Vera Fusek as Earth's President in Frontier in Space (Doctor Who, 1973) |
What I found most interesting about this serial is the casting of a woman as president of the entire Earth 50 years before we even had a woman running for US President on a major party ticket or Great Britain having a female Prime Minister. In addition, this imagines a world government with the globe unified in interests (horrors!). Her gender is never brought up as a plus or a minus and she is not American or British, but speaks with a vaguely European accent. The actress Vera Fusek was from Czechoslovakia and lived in Britain, according to Wikipedia.

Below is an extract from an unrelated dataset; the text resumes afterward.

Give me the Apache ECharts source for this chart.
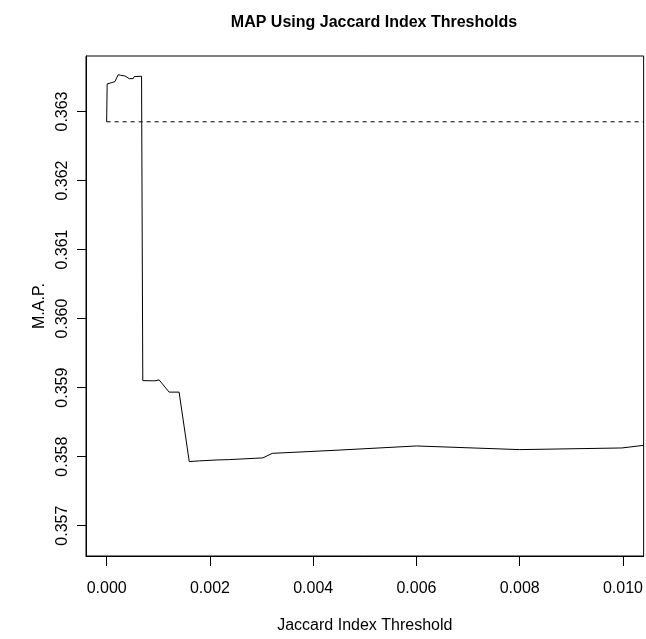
<!DOCTYPE html>
<html>
<head>
<meta charset="utf-8">
<script src="https://cdn.jsdelivr.net/npm/echarts@6/dist/echarts.min.js"></script>
<style>
html,body{margin:0;padding:0;background:#fff;}
#chart{width:646px;height:639px;}
</style>
</head>
<body>
<div id="chart"></div>
<script>
// Data
var thresholds = [0, 0.00001, 0.0001, 0.00016, 0.00018, 0.000224, 0.00027, 0.000354, 0.000437, 0.000514, 0.000533, 0.000676, 0.0007, 0.0007, 0.000933, 0.001016, 0.00121, 0.001403, 0.0016, 0.0018, 0.002156, 0.002363, 0.002382, 0.003026, 0.003207, 0.0045, 0.006, 0.008, 0.00998, 0.0104];
var mapValues = [0.362851, 0.3634, 0.363419, 0.363433, 0.36341, 0.363534, 0.363525, 0.363515, 0.363476, 0.363476, 0.363505, 0.363511, 0.363511, 0.359102, 0.359098, 0.359112, 0.358935, 0.358935, 0.357929, 0.357939, 0.357953, 0.357957, 0.357976, 0.357982, 0.358048, 0.358095, 0.358155, 0.358102, 0.358126, 0.358164];
var baselineValue = 0.362851;
var baselineX = [0, 0.0104];
var xTicks = [0, 0.002, 0.004, 0.006, 0.008, 0.010];
var yTicks = [0.357, 0.358, 0.359, 0.360, 0.361, 0.362, 0.363];

var FONT = 'Liberation Sans, Arial, Helvetica, sans-serif';
var chart = echarts.init(document.getElementById('chart'), null, {renderer: 'canvas'});

var mainData = thresholds.map(function (x, i) { return [x, mapValues[i]]; });
var baseData = baselineX.map(function (x) { return [x, baselineValue]; });

chart.setOption({
  animation: false,
  backgroundColor: '#ffffff',
  title: {
    text: 'MAP Using Jaccard Index Thresholds',
    left: 369,
    textAlign: 'center',
    top: 10,
    textStyle: {fontFamily: FONT, fontWeight: 'bold', fontSize: 16, color: '#000'}
  },
  grid: {
    left: 86, right: 1, top: 56, bottom: 81,
    show: true, borderColor: '#000', borderWidth: 1, backgroundColor: 'transparent',
    containLabel: false
  },
  xAxis: {
    type: 'value',
    min: -0.0004, max: 0.0104,
    name: 'Jaccard Index Threshold',
    nameLocation: 'middle',
    nameGap: 62,
    nameTextStyle: {fontFamily: FONT, fontSize: 16, color: '#000'},
    axisLine: {show: true, onZero: false, lineStyle: {color: '#000', width: 1}},
    axisTick: {show: true, length: 10, customValues: xTicks, lineStyle: {color: '#000'}},
    axisLabel: {
      customValues: xTicks,
      margin: 25,
      fontFamily: FONT, fontSize: 16, color: '#000',
      formatter: function (v) { return v.toFixed(3); }
    },
    splitLine: {show: false}
  },
  yAxis: {
    type: 'value',
    min: 0.356561, max: 0.363804,
    name: 'M.A.P.',
    nameLocation: 'middle',
    nameGap: 34,
    nameRotate: 90,
    nameTextStyle: {fontFamily: FONT, fontSize: 16, color: '#000'},
    axisLine: {show: true, onZero: false, lineStyle: {color: '#000', width: 1}},
    axisTick: {show: true, length: 9, customValues: yTicks, lineStyle: {color: '#000'}},
    axisLabel: {
      customValues: yTicks,
      rotate: 90,
      margin: 15,
      fontFamily: FONT, fontSize: 16, color: '#000',
      formatter: function (v) { return v.toFixed(3); }
    },
    splitLine: {show: false}
  },
  series: [
    {
      type: 'line',
      data: baseData,
      showSymbol: false,
      symbol: 'none',
      clip: true,
      lineStyle: {color: '#000', width: 1, type: [4, 4]},
      silent: true
    },
    {
      type: 'line',
      data: mainData,
      showSymbol: false,
      symbol: 'none',
      clip: true,
      lineStyle: {color: '#000', width: 1},
      silent: true
    }
  ]
});
</script>
</body>
</html>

The casting was repeated two years later in 1975 with Ark in Space. The Doctor, now regenerated into Tom Baker (my favorite Doctor), along with new companions Sarah Jane Smith (the marvelously expressive Elisabeth Sladen) and Harry Sullivan (Ian Marten), materializes thousands of years into the future on board a gigantic vessel containing cryogenically frozen humans. The trio discover a recording from Earth's High Minister (again a woman), explaining the occupants of the ship are the survivors of a nuclear holocaust. The idiotic Harry exclaims to Sarah, “I bet that did your female chauvanist heart a power of good… Fancy a member of the fair sex being top of the totem pole.”
What's most remarkable is that Great Britain has had three female Prime Ministers since Frontier in Space and Ark in Space aired while we have had no women Presidents. Hopefully, that will corrected this November.
Other Random Dr. Who Thoughts: I've started taking out Dr. Who DVDs from the NYPL branches because my interest has been rekindled by the Long Island Dr. Who convention I attended. It's not to watch the old episodes, but the special features on the DVDs. So far, I've seen features on The Five Doctors (30th anniversary specials), The Green Death (an episode of the Sarah Jane Adventures with Katy Manning and Matt Smith), The Visitation (Peter Davison, Janet Fielding, Sarah Sutton and Mark Strickson reunited), The Robots of Death (a history of robots), and missing episodes from the First and Second Doctors.